By Maria Rocha-Buschel
Long requested improvements to Bellevue South Park, including a dog run, will be getting made, thanks to an infusion of $3.5 million in funding announced by the mayor.
Mayor Bill de Blasio announced the allocation of cash during a town hall hosted by Councilmember Rosie Mendez last Thursday for her constituents in Gramercy, Kips, Bay, the East Village and the Lower East Side.
“This is a park that Councilmember Mendez has put resources into as well as the borough president and Councilmember Garodnick,” the mayor said. “We’ll be able to add a dog run, upgrade the plaza and add a large play area.”
Natalie Grybauskas, a representative for the mayor’s office, added that the renovations also include upgrades to the basketball court, but could not provide specifics on the exact scope of the project, including where in the park the dog run will be located.
Grybauskas said that the specifics of the project will be decided on partially through the Parks Department’s public engagement process with a community input meeting, but Parks did not respond to a request for comment on when this process would begin.

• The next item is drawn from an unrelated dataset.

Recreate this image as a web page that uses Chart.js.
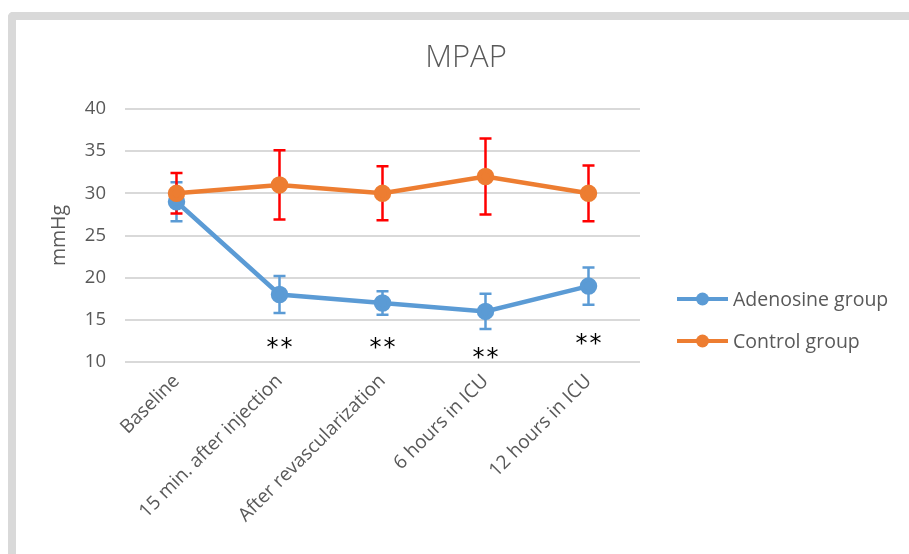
<!DOCTYPE html>
<html>
<head>
<meta charset="utf-8">
<script src="https://cdn.jsdelivr.net/npm/chart.js@4"></script>
<style>
  html, body { margin: 0; padding: 0; background: #fff; overflow: hidden; }
  #wrap { position: relative; width: 909px; height: 554px; }
  #frame {
    position: absolute; left: 8px; top: 12px; width: 940px; height: 600px;
    border-left: 8px solid #d9d9d9; border-top: 8px solid #d9d9d9;
    border-top-left-radius: 5px; pointer-events: none;
  }
  canvas { position: absolute; left: 0; top: 0; }
</style>
</head>
<body>
<div id="wrap">
  <canvas id="mpapChart" width="909" height="554"></canvas>
  <div id="frame"></div>
</div>
<script>
  var labels = ['Baseline', '15 min. after injection', 'After revascularization', '6 hours in ICU', '12 hours in ICU'];
  var adenosine = [29, 18, 17, 16, 19];
  var adenosineErr = [2.3, 2.2, 1.4, 2.1, 2.2];
  var control = [30, 31, 30, 32, 30];
  var controlErr = [2.4, 4.1, 3.2, 4.5, 3.3];
  // "**" marks under the adenosine points, y in mmHg
  var sigMarks = [null, 12.4, 12.4, 11.2, 12.8];
  var yTicks = [10, 15, 20, 25, 30, 35, 40];

  var BLUE = '#5b9bd5';
  var ORANGE = '#ed7d31';
  var TEXT = '#595959';
  var FONT = "'Open Sans', 'Noto Sans', sans-serif";

  var extras = {
    id: 'extras',
    beforeDatasetsDraw: function (chart) {
      var ctx = chart.ctx;
      var x = chart.scales.x, y = chart.scales.y;
      var sets = [[adenosine, adenosineErr, BLUE], [control, controlErr, '#ff0000']];
      ctx.save();
      sets.forEach(function (s) {
        ctx.strokeStyle = s[2];
        ctx.lineWidth = 2.5;
        s[0].forEach(function (v, i) {
          var px = x.getPixelForValue(i);
          var top = y.getPixelForValue(v + s[1][i]);
          var bot = y.getPixelForValue(v - s[1][i]);
          ctx.beginPath();
          ctx.moveTo(px, top); ctx.lineTo(px, bot);
          ctx.moveTo(px - 6, top); ctx.lineTo(px + 6, top);
          ctx.moveTo(px - 6, bot); ctx.lineTo(px + 6, bot);
          ctx.stroke();
        });
      });
      ctx.restore();
    },
    afterDraw: function (chart) {
      var ctx = chart.ctx;
      var x = chart.scales.x, y = chart.scales.y;
      ctx.save();
      // title, centred on the whole figure
      ctx.fillStyle = TEXT;
      ctx.font = '300 31px ' + FONT;
      ctx.textAlign = 'center';
      ctx.textBaseline = 'middle';
      ctx.fillText('MPAP', 466, 58);
      // significance stars
      ctx.fillStyle = '#000';
      ctx.font = "24px 'DejaVu Sans', sans-serif";
      ctx.textBaseline = 'alphabetic';
      sigMarks.forEach(function (v, i) {
        if (v === null) return;
        var px = x.getPixelForValue(i);
        var py = y.getPixelForValue(v) + 13;
        ctx.fillText('*', px - 7, py);
        ctx.fillText('*', px + 7, py);
      });
      // legend on the right
      var items = [['Adenosine group', BLUE], ['Control group', ORANGE]];
      ctx.font = '19.5px ' + FONT;
      ctx.textAlign = 'left';
      ctx.textBaseline = 'middle';
      items.forEach(function (it, k) {
        var ly = 299 + k * 42;
        ctx.strokeStyle = it[1];
        ctx.lineWidth = 4;
        ctx.beginPath();
        ctx.moveTo(677, ly); ctx.lineTo(728, ly);
        ctx.stroke();
        ctx.fillStyle = it[1];
        ctx.beginPath();
        ctx.arc(702.5, ly, 6.5, 0, Math.PI * 2);
        ctx.fill();
        ctx.fillStyle = TEXT;
        ctx.fillText(it[0], 733, ly + 1);
      });
      ctx.restore();
    }
  };

  new Chart(document.getElementById('mpapChart'), {
    type: 'line',
    data: {
      labels: labels,
      datasets: [{
        label: 'Adenosine group',
        data: adenosine,
        borderColor: BLUE,
        backgroundColor: BLUE,
        borderWidth: 4.5,
        pointRadius: 6.5,
        pointHoverRadius: 6.5,
        order: 1
      }, {
        label: 'Control group',
        data: control,
        borderColor: ORANGE,
        backgroundColor: ORANGE,
        borderWidth: 4.5,
        pointRadius: 6.5,
        pointHoverRadius: 6.5,
        order: 0
      }]
    },
    options: {
      responsive: false,
      animation: false,
      layout: { padding: { left: 48, right: 269, top: 109, bottom: 10 } },
      plugins: {
        legend: { display: false },
        tooltip: { enabled: false },
        title: { display: false }
      },
      scales: {
        x: {
          offset: true,
          grid: { display: false, drawTicks: false },
          border: { display: false },
          ticks: {
            color: TEXT,
            font: { family: FONT, size: 19 },
            minRotation: 45,
            maxRotation: 45,
            padding: 8
          },
          afterFit: function (s) { s.height = 182; }
        },
        y: {
          min: 10,
          max: 40,
          afterBuildTicks: function (s) {
            s.ticks = yTicks.map(function (v) { return { value: v }; });
          },
          grid: { color: '#d9d9d9', lineWidth: 2, drawTicks: false },
          border: { display: false },
          ticks: {
            color: TEXT,
            font: { family: FONT, size: 18.5 },
            padding: 19
          },
          title: {
            display: true,
            text: 'mmHg',
            color: TEXT,
            font: { family: FONT, size: 19.5 },
            padding: { top: 0, bottom: 0 }
          },
          afterFit: function (s) { s.width = 77; }
        }
      }
    },
    plugins: [extras]
  });
</script>
</body>
</html>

Mendez has been working with the Parks Department and community groups advocating for the dog run at least since the beginning of this year but the project has been previously stymied by fluctuating funding estimates.
The mayor announced additional funding for parks in the neighborhood at the town hall, noting that his office would be committing $5.6 million for renovations at Tompkins Square Park, which is in addition to the funds already committed by Mendez’s office.
The funding will go towards the addition of comfort stations at the park as well as improvements to the play areas and lawns. Some renovations at the park have already been discussed and a number of parents in the neighborhood expressed concerns about the height of the fence along the playground in the southeast corner of the park off Avenue B, which was previously seven feet tall and is being replaced with a four-foot fence.
“I’m concerned about the safety of having a lower fence,” said neighborhood parent and community organizer Anthony Feliciano.
Both the mayor and Parks Commissioner Mitchell Silver acknowledged that the fence height is a divisive issue.
“My kids spent time in playgrounds when they were growing up and I understand the perspective of having a lower fence feeling less secure,” Mayor de Blasio said. “But I can also see the benefit of having lower sight lines. Crime and complaints have been down in Tompkins Square Park, regardless of the fence height.”
Silver said that input from the community was split down the middle concerning the fence height but that putting in lower fences in other neighborhoods hasn’t increased crime at all.
The mayor also announced that the city is planning to “reacquire” PS 64 for community use, drawing cheers, although officials did not have information on how that will be achieved, since it is private property.